Christine Lagarde moet tevreden zijn. Op de laatste vergadering van de Europese Centrale Bank nam de voorzitter van de instelling afstand van haar Amerikaanse tegenhanger, Jerome Powell, door niet een pauze in de renteverhogingen aan te kondigen, maar een verdere verhoging, terwijl de FED besloot tijd te rekken.
Medio september verhoogde de ECB haar belangrijkste rentetarieven voor de tiende opeenvolgende keer, waarbij de depositorente naar 4% werd gebracht - een niveau dat sinds de invoering van de euro in 1999 niet meer was voorgekomen - en de herfinancieringsrente en marginale beleningsrente naar respectievelijk 4,50% en 4,75%. Destijds rechtvaardigde de bank haar beslissing door te wijzen op de aanhoudende stijging van de prijzen op het continent.

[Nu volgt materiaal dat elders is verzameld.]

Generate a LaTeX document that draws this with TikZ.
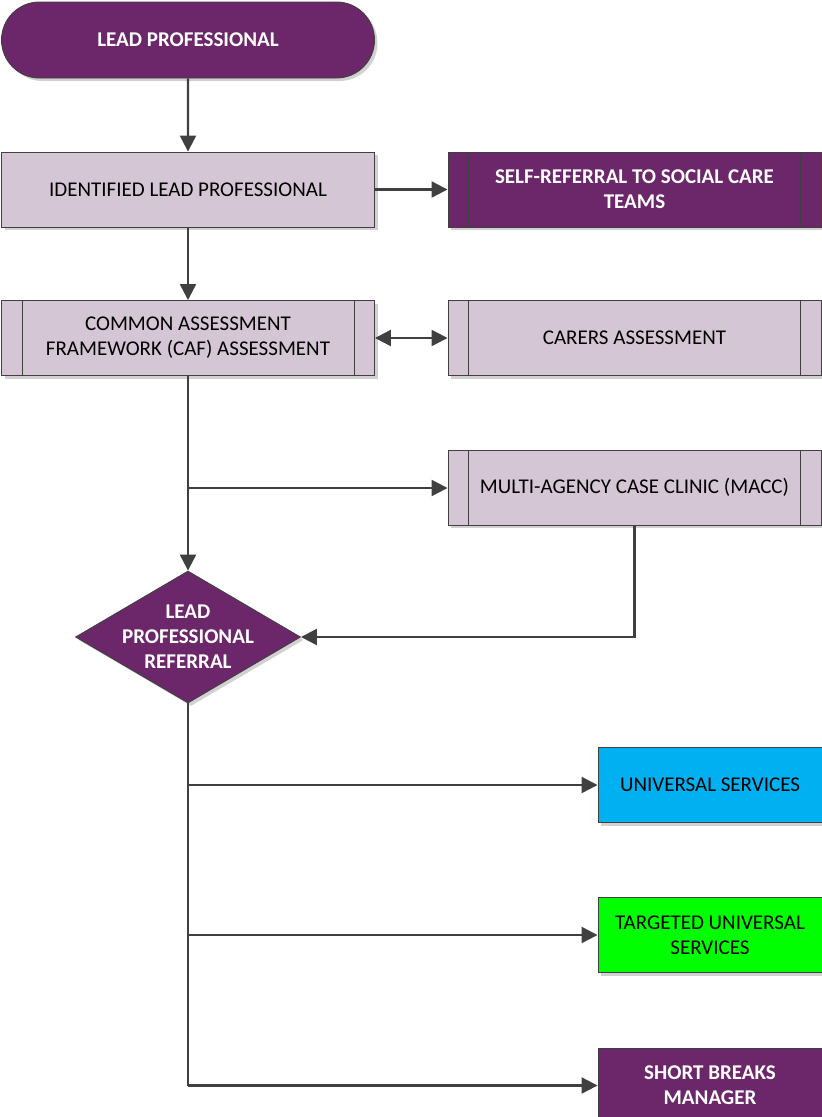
\documentclass[tikz,border=0pt]{standalone}
\usepackage{fontspec}
\setmainfont{Carlito}
\usetikzlibrary{shapes.geometric,shapes.misc,shadows,arrows.meta}
\definecolor{plum}{HTML}{6B2769}
\definecolor{lilac}{HTML}{D5C6D6}
\definecolor{edgegray}{HTML}{404040}
\definecolor{skyblue}{HTML}{00B0F0}
\definecolor{limegreen}{HTML}{00FF00}
\tikzset{
  shade/.style={drop shadow={shadow xshift=3pt,shadow yshift=-3pt,fill=black!18,opacity=1}},
  bodyfont/.style={font=\fontsize{21}{25}\selectfont},
  boldfont/.style={font=\fontsize{21}{25}\selectfont\bfseries},
  lbox/.style={rectangle,draw=edgegray,line width=0.9pt,fill=lilac,shade,
    minimum width=373pt,minimum height=75pt,inner sep=0pt,align=center,
    bodyfont,text=black},
  pbox/.style={lbox,fill=plum,text=white,boldfont},
  sbox/.style={lbox,minimum width=224pt,minimum height=75pt},
  term/.style={rounded rectangle,draw=edgegray,line width=0.9pt,fill=plum,shade,
    minimum width=373pt,minimum height=76pt,inner sep=0pt,text=white,boldfont},
  decision/.style={diamond,draw=edgegray,line width=0.9pt,fill=plum,shade,
    minimum width=225pt,minimum height=132pt,inner sep=0pt},
  conn/.style={draw=edgegray,line width=2.3pt},
  tip/.tip={Triangle[length=16pt,width=16pt]},
  arr/.style={conn,-tip},
  arrboth/.style={conn,tip-tip},
}
\begin{document}
\begin{tikzpicture}[x=1pt,y=-1pt]
\useasboundingbox (0,0) rectangle (822,1117);

% boxes
\node[term] (lp) at (188,40) {LEAD PROFESSIONAL};
\node[lbox] (ilp) at (188,189.5) {IDENTIFIED LEAD PROFESSIONAL};
\node[pbox] (sr) at (634.5,189.5) {SELF-REFERRAL TO SOCIAL CARE\\TEAMS};
\node[lbox] (caf) at (188,338) {COMMON ASSESSMENT\\FRAMEWORK (CAF) ASSESSMENT};
\node[lbox] (car) at (634.5,338) {CARERS ASSESSMENT};
\node[lbox] (macc) at (634.5,487.5) {MULTI-AGENCY CASE CLINIC (MACC)};
\node[decision] (dia) at (188,637) {};
\node[align=center,text=white,boldfont] (dialabel) at (dia) {LEAD\\PROFESSIONAL\\REFERRAL};
\node[sbox,fill=skyblue] (us) at (710,785) {UNIVERSAL SERVICES};
\node[sbox,fill=limegreen] (tus) at (710,935) {TARGETED UNIVERSAL\\SERVICES};
\node[sbox,fill=plum,text=white,boldfont] (sb) at (710,1085.5) {SHORT BREAKS\\MANAGER};

% predefined-process side bars
\foreach \n in {sr,caf,car,macc}{
  \draw[edgegray,line width=0.9pt] ([xshift=21pt]\n.north west) -- ([xshift=21pt]\n.south west);
  \draw[edgegray,line width=0.9pt] ([xshift=-21pt]\n.north east) -- ([xshift=-21pt]\n.south east);
}

% connectors
\draw[arr] (lp) -- (ilp);
\draw[arr] (ilp) -- (sr);
\draw[arr] (ilp) -- (caf);
\draw[arrboth] (caf) -- (car);
\draw[arr] (caf) -- (dia);
\coordinate (j1) at (188,488);
\draw[arr] (j1) -- (macc.west |- j1);
\draw[arr] (macc.south) -- (macc.south |- dia.east) -- (dia.east);
\draw[conn] (dia.south) -- (dia.south |- sb.west);
\draw[arr] (dia.south |- us.west) -- (us.west);
\draw[arr] (dia.south |- tus.west) -- (tus.west);
\draw[arr] (dia.south |- sb.west) -- (sb.west);
\end{tikzpicture}
\end{document}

De recente prijsdaling voor energie (-11% j-o-j en -4,6 % in september), voeding en industrieproducten bewees dat dit beleid juist was. Na een stijging met 4,3 % in september en 5,2 % in augustus, bedroeg de inflatie in oktober 2,9 % voor alle landen die de eenheidsmunt hebben aangenomen, het laagste niveau sinds juli 2021.

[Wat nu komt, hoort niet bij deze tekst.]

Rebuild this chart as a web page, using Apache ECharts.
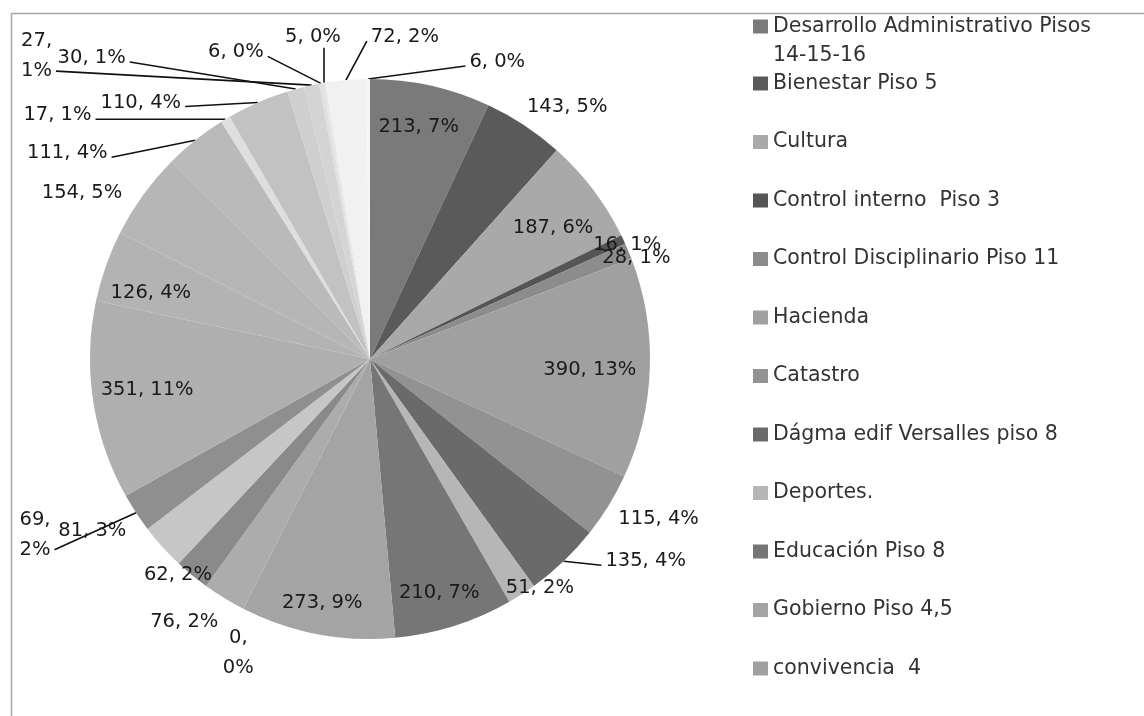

Maar de keerzijde van dit goede nieuws - niet onbelangrijk - is de vertraging van de groei in de eurozone, en het feit dat deze afnemende inflatie niet per se duurzaam is. Als de inflatie afneemt, komt dat doordat de vraag vertraagt, en de groei van het continent zwakt ook af: in het derde kwartaal steeg de groei met een magere 0,1 %. Bovendien volstaat een opleving van de olieprijzen - zeer waarschijnlijk in deze onrustige tijden in het Midden-Oosten - om de inflatie weer te laten stijgen.
Tot slot moet worden opgemerkt dat analisten verwachten dat de inflatie langzaam zal dalen tot onder de 2 %, met loonstijgingen en een banenmarkt die solide zou moeten blijven. Een renteverlaging zal waarschijnlijk niet voor medio 2024 plaatsvinden: centrale bankiers zullen op veilig willen spelen en de inflatie niet opnieuw willen laten stijgen.